Why Online Gaming Needs a Politcal Action Committee

by Lou on October 30, 2006

Next week the British government will seek international support for legalized, regulated online gambling by adopting of a set of principles on Internet gambling. More than 30 countries are expected to send representatives. The United States will be conspicuous in its absence.

While the Brits are seeking to regulate online gaming, the United States enacted the Unlawful Internet Gaming Enforcement Act, a piece of prohibition-style legislation tacked onto the “must pass” Safe Ports Act, enacted without discussion and without a recorded vote, at the 11th hour, just prior to congressional adjournment.

Britain’s decision to legalize and regulate online gambling companies is expected to yield financial benefits for the government by allowing it to tax companies that are expected to move back to Britain from a variety of offshore locations.

According to William Eadington, a professor at the Institute for the Study of Gambling and Commercial Gaming at the University of Nevada, said, “The changes may give U.S. gamblers more ways to evade the ban on Internet betting at home. A sub-industry in circumventing the rules will evolve,” Eadington said, adding that, “American gamblers may find themselves pushed into a market that’s in the hands of Europeans.”

Those opposed to UIGEA will be in Washington, DC on November 3-4 to protest the law and to press coverage from major news organizations and get the message out to the general public before they vote. The fact that Senate Majority Leader Bill Frist attached the bill to the Safe Ports Act angered other politicians as much as it angered the 25 million American citizens who participate in online poker. “What could be a greater invasion of privacy than government telling you cannot play Internet poker in your own house?” congresswoman Shelley Berkley said. “This was a breathtaking abuse … of power.”

But if money is the mother’s milk of politics, all online gaming providers should take a page from the leading political action committees and establish a political action committee. Money contributed by PACs will ensure access to Congress and secure legislation that enables online gaming to be legalized, taxed, and regulated in the United States, as it is in Britain.

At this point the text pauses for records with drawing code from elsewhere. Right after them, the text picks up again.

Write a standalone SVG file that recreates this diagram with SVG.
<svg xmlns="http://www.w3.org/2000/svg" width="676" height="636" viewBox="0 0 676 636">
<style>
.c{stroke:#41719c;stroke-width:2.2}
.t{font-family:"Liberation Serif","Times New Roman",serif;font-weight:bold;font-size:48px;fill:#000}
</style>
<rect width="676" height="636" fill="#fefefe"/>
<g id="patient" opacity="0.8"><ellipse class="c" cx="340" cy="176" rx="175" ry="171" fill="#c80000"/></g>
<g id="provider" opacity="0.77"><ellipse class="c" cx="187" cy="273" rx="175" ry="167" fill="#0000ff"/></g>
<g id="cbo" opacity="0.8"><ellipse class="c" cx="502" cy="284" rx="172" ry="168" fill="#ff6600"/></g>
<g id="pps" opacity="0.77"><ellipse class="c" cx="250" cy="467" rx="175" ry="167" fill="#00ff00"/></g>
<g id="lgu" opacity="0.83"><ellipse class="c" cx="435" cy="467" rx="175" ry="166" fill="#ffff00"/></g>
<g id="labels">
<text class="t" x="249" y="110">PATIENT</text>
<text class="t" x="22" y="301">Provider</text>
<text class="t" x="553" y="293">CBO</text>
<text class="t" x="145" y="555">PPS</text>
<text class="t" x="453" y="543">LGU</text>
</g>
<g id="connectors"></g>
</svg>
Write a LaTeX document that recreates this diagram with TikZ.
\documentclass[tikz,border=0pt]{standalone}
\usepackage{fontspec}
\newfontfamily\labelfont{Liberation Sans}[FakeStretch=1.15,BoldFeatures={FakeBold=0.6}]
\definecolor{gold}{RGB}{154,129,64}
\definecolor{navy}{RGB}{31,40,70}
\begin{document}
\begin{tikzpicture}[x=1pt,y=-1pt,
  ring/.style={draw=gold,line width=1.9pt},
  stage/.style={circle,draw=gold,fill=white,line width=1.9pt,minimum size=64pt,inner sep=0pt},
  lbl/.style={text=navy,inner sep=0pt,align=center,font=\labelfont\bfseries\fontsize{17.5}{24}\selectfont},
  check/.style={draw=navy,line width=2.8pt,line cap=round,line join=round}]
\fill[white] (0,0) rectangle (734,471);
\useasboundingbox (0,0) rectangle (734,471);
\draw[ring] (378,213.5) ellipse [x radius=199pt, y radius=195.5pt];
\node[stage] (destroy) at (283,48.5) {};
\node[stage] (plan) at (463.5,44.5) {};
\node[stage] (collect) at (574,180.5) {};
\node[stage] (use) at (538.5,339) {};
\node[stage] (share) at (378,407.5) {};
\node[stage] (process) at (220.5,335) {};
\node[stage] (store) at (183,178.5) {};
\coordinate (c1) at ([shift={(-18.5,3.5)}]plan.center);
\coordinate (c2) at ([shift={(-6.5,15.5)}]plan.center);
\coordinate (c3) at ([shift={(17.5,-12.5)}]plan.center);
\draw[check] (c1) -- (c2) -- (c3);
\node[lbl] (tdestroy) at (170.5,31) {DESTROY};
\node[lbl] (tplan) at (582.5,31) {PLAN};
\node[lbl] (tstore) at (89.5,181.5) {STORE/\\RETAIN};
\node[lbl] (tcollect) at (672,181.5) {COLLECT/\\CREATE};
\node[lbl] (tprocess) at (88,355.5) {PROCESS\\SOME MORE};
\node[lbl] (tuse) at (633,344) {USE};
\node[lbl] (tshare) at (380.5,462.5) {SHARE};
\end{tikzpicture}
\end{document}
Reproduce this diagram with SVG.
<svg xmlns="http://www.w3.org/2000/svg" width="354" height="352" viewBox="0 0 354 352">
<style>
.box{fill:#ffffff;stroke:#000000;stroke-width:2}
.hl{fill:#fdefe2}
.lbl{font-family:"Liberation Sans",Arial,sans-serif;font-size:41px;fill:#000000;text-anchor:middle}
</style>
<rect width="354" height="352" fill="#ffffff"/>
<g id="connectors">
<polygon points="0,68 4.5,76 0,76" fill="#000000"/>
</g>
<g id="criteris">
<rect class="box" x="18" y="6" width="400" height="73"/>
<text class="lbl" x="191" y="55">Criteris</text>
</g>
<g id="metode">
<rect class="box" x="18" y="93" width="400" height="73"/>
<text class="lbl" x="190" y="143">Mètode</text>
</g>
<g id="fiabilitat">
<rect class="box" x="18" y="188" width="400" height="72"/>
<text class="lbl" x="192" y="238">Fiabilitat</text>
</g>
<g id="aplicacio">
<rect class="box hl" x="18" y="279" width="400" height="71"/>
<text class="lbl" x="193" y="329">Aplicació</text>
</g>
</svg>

According to USA Today, here are the top contributors among PACs for 2005-06:

1. National Association of Realtors – $3.04 million
2. National Automotive Dealers Association – $2.38 million
3. National Beer Wholesalers Association – $2.36 million
4. International Brotherhood of Electrical – $2.13 million
6. Credit Union National Association – $2.02 million
7. National Association of Home Builders – $1.98 million
8. American Bankers Association – $1.97 million
9. United Parcel Service – $1.91 million
10. AT&T – $1.77 million

While the National Association of Realtors has 1.4 million members and the IBEW has 750,000, the National Beer Wholesalers Association has only 1,900 members. Their contribution amounts to $1,242 per member. That’s the highest per-member contribution by a long shot, but in the grand scheme of things it doesn’t seem all that much to buy the kind of access needed to maintain legislation favorable to one’s industry of choice.

It’s still not too late. I’d like to see the major online poker rooms, and the smaller ones too, form a political action committee and begin priming the pump to secure the kind of legislation that will guarantee the health of our industry.